◆ Problem to solve ◆
Could you repeat, exactly as they stand, the lines between the one with "Recreate this image" and the one with "const py = v => (B - v) / (B - T);", inclusive, minus the pictures?

◆ Record list ◆
· · ·

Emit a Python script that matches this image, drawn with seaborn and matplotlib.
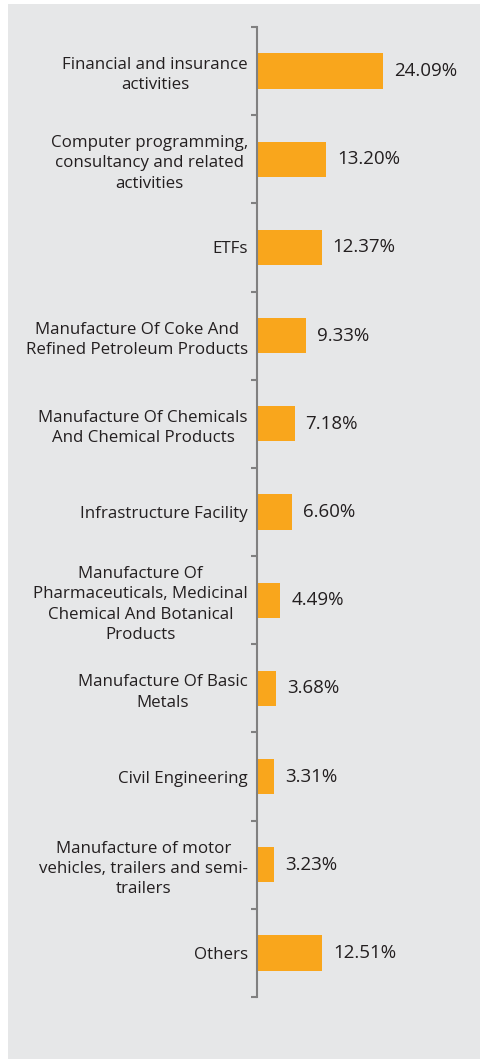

· · ·

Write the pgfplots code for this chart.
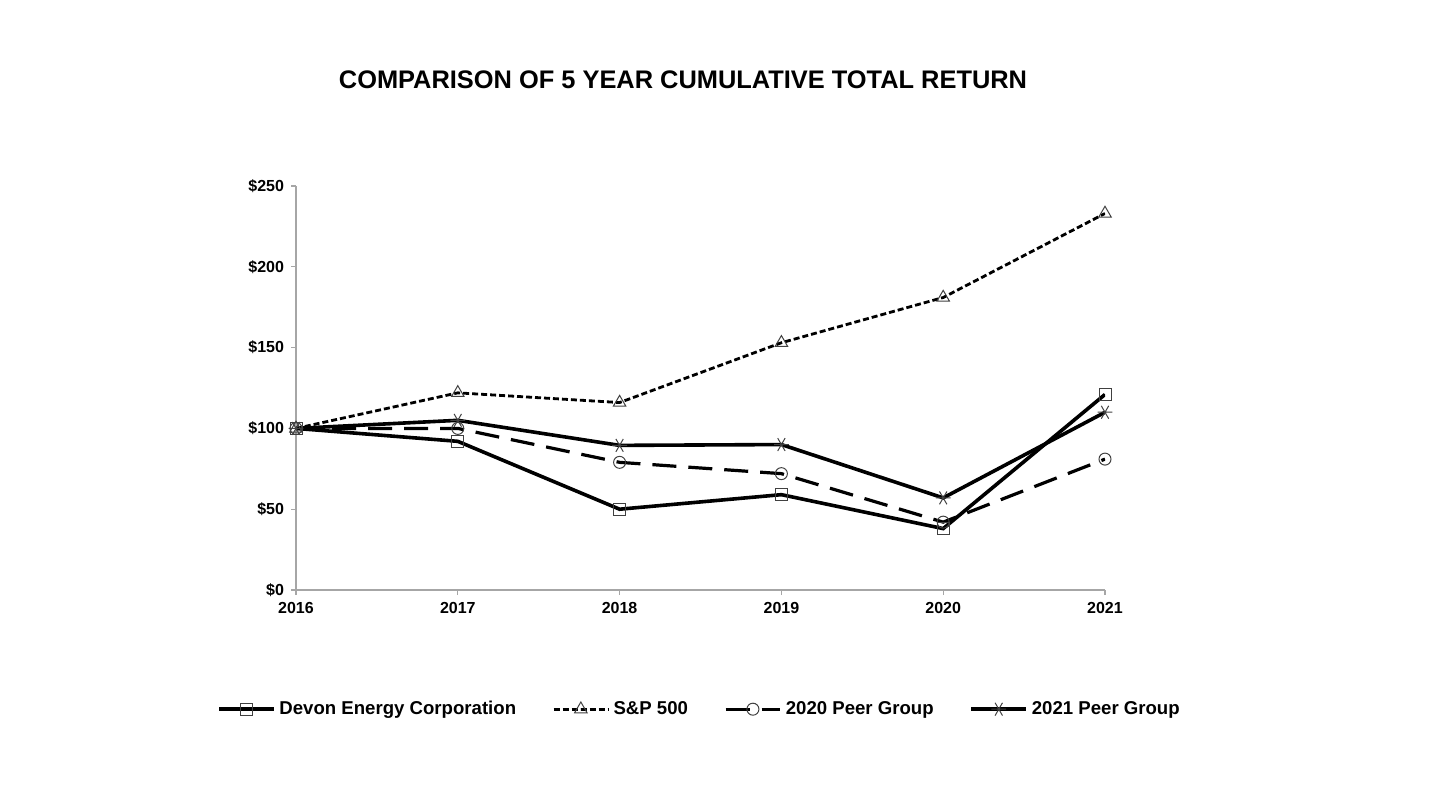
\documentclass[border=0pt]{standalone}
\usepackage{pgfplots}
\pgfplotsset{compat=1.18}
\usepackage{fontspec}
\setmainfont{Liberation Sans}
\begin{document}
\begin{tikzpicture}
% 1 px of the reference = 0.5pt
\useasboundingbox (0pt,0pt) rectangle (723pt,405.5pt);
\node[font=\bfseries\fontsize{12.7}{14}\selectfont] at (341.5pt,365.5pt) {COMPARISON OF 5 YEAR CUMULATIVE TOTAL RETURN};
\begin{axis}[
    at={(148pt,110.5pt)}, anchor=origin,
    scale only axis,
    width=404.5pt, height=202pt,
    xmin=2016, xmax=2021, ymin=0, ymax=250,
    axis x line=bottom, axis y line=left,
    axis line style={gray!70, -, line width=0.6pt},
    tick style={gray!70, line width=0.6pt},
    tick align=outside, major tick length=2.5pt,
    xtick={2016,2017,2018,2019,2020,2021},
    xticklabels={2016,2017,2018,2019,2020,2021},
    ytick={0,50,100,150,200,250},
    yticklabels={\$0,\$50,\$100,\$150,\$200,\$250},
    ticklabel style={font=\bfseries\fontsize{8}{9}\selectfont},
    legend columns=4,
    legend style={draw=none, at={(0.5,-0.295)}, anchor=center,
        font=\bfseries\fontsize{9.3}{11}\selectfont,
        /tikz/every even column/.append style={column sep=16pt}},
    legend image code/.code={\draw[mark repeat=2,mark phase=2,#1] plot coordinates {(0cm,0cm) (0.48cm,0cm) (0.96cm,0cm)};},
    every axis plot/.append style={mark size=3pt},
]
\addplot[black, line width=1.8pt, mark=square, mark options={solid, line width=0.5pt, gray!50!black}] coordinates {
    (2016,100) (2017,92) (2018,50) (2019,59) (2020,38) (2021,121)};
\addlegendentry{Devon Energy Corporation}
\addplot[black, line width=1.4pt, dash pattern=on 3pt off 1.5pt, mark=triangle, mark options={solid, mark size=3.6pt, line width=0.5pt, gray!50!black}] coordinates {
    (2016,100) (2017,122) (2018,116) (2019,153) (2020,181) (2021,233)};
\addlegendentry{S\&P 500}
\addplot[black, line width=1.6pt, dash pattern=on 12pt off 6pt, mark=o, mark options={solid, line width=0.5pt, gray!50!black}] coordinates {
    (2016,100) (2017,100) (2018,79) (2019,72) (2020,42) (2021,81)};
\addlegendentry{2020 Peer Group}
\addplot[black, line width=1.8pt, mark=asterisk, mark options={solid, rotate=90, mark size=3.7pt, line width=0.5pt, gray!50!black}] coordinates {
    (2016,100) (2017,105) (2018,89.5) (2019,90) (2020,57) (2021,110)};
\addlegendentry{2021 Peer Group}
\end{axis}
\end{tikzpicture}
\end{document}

· · ·

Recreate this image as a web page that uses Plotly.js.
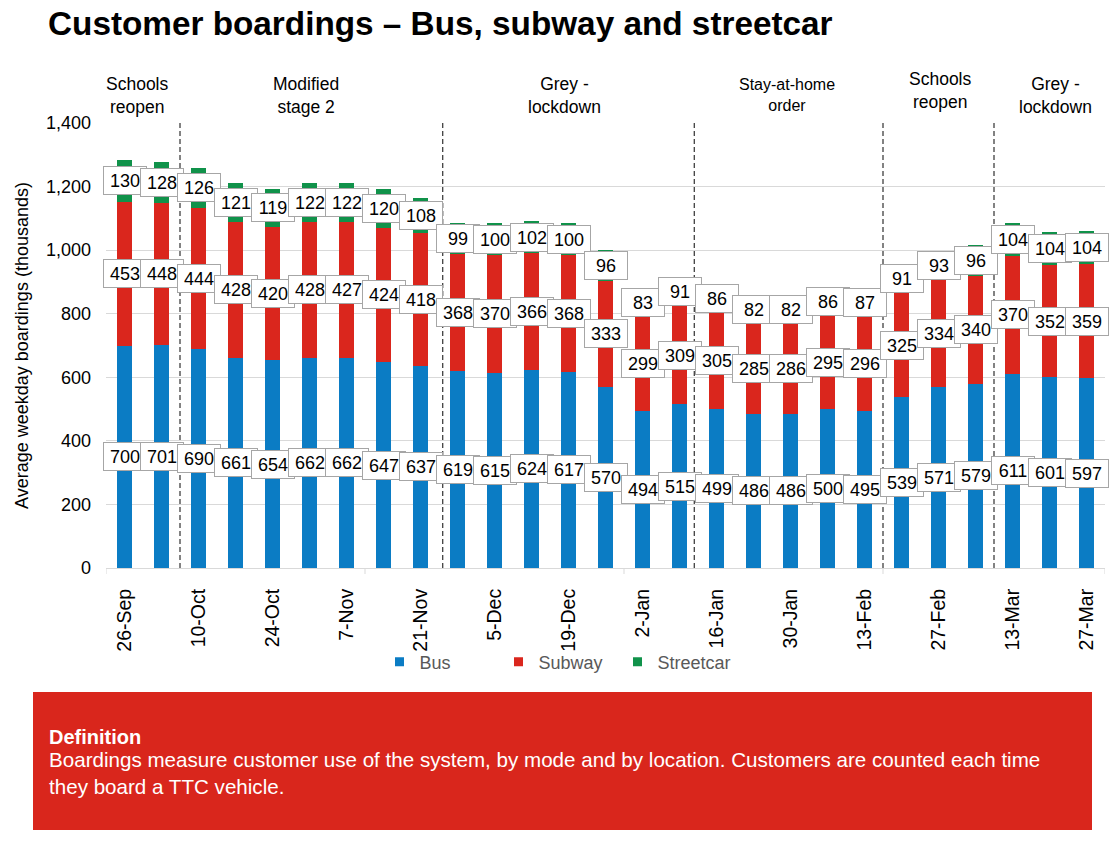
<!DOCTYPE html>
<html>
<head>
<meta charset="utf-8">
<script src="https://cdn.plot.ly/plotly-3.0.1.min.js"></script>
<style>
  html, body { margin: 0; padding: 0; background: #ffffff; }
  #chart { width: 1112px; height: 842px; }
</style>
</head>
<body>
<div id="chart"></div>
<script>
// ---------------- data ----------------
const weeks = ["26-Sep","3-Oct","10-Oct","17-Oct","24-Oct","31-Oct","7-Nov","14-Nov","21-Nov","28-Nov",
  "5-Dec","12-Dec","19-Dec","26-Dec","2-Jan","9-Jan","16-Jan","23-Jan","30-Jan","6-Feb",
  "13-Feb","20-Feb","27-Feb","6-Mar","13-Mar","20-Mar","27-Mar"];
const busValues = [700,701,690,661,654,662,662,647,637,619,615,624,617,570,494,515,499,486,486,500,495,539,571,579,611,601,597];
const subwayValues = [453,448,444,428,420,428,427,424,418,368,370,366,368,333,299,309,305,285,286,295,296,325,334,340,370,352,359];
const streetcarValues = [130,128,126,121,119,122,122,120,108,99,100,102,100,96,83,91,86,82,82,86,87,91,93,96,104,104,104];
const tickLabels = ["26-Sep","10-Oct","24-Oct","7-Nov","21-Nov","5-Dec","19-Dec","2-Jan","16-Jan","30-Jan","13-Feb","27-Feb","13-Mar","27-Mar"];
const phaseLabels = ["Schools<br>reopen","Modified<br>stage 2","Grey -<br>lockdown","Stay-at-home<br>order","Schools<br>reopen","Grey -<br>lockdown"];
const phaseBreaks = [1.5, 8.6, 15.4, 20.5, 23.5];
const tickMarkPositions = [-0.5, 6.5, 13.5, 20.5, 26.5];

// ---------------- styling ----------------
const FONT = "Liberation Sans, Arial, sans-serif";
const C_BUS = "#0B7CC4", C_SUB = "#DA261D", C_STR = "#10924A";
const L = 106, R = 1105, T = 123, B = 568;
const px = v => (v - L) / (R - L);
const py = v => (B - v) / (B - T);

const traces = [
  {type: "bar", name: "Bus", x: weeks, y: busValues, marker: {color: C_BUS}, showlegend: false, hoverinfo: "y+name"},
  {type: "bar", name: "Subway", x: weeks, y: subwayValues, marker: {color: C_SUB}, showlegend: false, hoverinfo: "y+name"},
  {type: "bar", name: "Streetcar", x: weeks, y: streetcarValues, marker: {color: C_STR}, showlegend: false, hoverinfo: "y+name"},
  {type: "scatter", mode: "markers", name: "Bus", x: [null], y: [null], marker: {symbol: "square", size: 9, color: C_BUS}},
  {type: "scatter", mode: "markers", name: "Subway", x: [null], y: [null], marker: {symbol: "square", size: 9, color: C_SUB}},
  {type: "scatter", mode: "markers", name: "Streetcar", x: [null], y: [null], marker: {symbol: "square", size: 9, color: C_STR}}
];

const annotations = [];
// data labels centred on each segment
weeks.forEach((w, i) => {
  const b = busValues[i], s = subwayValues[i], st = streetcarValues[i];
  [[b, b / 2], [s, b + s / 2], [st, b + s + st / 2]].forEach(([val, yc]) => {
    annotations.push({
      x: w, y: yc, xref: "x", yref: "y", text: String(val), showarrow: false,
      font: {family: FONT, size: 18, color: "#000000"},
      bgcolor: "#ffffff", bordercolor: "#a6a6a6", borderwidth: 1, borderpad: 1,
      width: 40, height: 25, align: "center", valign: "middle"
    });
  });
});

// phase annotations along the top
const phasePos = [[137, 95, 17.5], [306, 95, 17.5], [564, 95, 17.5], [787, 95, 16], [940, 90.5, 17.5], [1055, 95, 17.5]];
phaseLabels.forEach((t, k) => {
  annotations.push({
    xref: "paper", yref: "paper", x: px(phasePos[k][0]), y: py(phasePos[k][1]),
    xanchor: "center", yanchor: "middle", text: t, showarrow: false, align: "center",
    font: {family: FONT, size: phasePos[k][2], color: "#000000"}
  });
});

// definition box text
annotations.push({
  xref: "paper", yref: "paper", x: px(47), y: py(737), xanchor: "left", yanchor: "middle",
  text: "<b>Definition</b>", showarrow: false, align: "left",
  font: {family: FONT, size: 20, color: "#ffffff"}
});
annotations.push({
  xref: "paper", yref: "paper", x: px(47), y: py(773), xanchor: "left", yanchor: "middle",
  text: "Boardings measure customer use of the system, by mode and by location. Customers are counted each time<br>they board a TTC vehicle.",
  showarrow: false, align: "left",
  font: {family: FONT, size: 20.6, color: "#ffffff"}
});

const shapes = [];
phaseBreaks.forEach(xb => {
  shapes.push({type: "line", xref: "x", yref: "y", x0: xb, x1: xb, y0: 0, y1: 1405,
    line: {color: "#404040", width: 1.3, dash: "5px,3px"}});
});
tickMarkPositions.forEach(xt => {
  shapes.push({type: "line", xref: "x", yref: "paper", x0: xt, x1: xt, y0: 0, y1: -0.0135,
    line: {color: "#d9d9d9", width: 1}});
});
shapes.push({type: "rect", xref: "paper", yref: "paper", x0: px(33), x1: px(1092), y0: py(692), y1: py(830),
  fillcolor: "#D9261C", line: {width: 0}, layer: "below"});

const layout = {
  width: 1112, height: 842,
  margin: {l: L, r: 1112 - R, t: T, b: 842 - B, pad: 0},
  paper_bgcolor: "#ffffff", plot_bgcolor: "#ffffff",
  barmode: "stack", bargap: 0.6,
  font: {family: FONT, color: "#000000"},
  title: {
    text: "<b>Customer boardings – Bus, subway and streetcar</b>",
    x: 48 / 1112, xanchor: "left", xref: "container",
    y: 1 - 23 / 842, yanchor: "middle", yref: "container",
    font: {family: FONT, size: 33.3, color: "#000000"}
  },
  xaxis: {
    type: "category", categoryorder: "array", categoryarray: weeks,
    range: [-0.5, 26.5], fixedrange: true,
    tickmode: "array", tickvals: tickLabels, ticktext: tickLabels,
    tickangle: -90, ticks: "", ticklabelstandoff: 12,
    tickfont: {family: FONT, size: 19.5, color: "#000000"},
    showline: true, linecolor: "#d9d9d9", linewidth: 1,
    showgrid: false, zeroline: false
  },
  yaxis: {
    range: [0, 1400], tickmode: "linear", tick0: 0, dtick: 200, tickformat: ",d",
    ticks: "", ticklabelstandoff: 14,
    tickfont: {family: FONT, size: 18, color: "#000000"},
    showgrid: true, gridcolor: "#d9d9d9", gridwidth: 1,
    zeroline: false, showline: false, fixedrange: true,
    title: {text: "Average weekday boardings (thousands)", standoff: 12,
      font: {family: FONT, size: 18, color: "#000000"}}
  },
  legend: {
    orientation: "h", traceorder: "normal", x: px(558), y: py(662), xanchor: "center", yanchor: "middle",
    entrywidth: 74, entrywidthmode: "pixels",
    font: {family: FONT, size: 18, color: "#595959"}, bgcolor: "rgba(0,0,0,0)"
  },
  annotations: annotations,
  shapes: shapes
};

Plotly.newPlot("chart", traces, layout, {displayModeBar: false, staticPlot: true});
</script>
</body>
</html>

· · ·

◆ Written reply ◆
Recreate this image as a web page that uses Plotly.js.
<!DOCTYPE html>
<html>
<head>
<meta charset="utf-8">
<script src="https://cdn.plot.ly/plotly-3.0.1.min.js"></script>
<style>
  html, body { margin: 0; padding: 0; background: #ffffff; }
  #chart { width: 1112px; height: 842px; }
</style>
</head>
<body>
<div id="chart"></div>
<script>
// ---------------- data ----------------
const weeks = ["26-Sep","3-Oct","10-Oct","17-Oct","24-Oct","31-Oct","7-Nov","14-Nov","21-Nov","28-Nov",
  "5-Dec","12-Dec","19-Dec","26-Dec","2-Jan","9-Jan","16-Jan","23-Jan","30-Jan","6-Feb",
  "13-Feb","20-Feb","27-Feb","6-Mar","13-Mar","20-Mar","27-Mar"];
const busValues = [700,701,690,661,654,662,662,647,637,619,615,624,617,570,494,515,499,486,486,500,495,539,571,579,611,601,597];
const subwayValues = [453,448,444,428,420,428,427,424,418,368,370,366,368,333,299,309,305,285,286,295,296,325,334,340,370,352,359];
const streetcarValues = [130,128,126,121,119,122,122,120,108,99,100,102,100,96,83,91,86,82,82,86,87,91,93,96,104,104,104];
const tickLabels = ["26-Sep","10-Oct","24-Oct","7-Nov","21-Nov","5-Dec","19-Dec","2-Jan","16-Jan","30-Jan","13-Feb","27-Feb","13-Mar","27-Mar"];
const phaseLabels = ["Schools<br>reopen","Modified<br>stage 2","Grey -<br>lockdown","Stay-at-home<br>order","Schools<br>reopen","Grey -<br>lockdown"];
const phaseBreaks = [1.5, 8.6, 15.4, 20.5, 23.5];
const tickMarkPositions = [-0.5, 6.5, 13.5, 20.5, 26.5];

// ---------------- styling ----------------
const FONT = "Liberation Sans, Arial, sans-serif";
const C_BUS = "#0B7CC4", C_SUB = "#DA261D", C_STR = "#10924A";
const L = 106, R = 1105, T = 123, B = 568;
const px = v => (v - L) / (R - L);
const py = v => (B - v) / (B - T);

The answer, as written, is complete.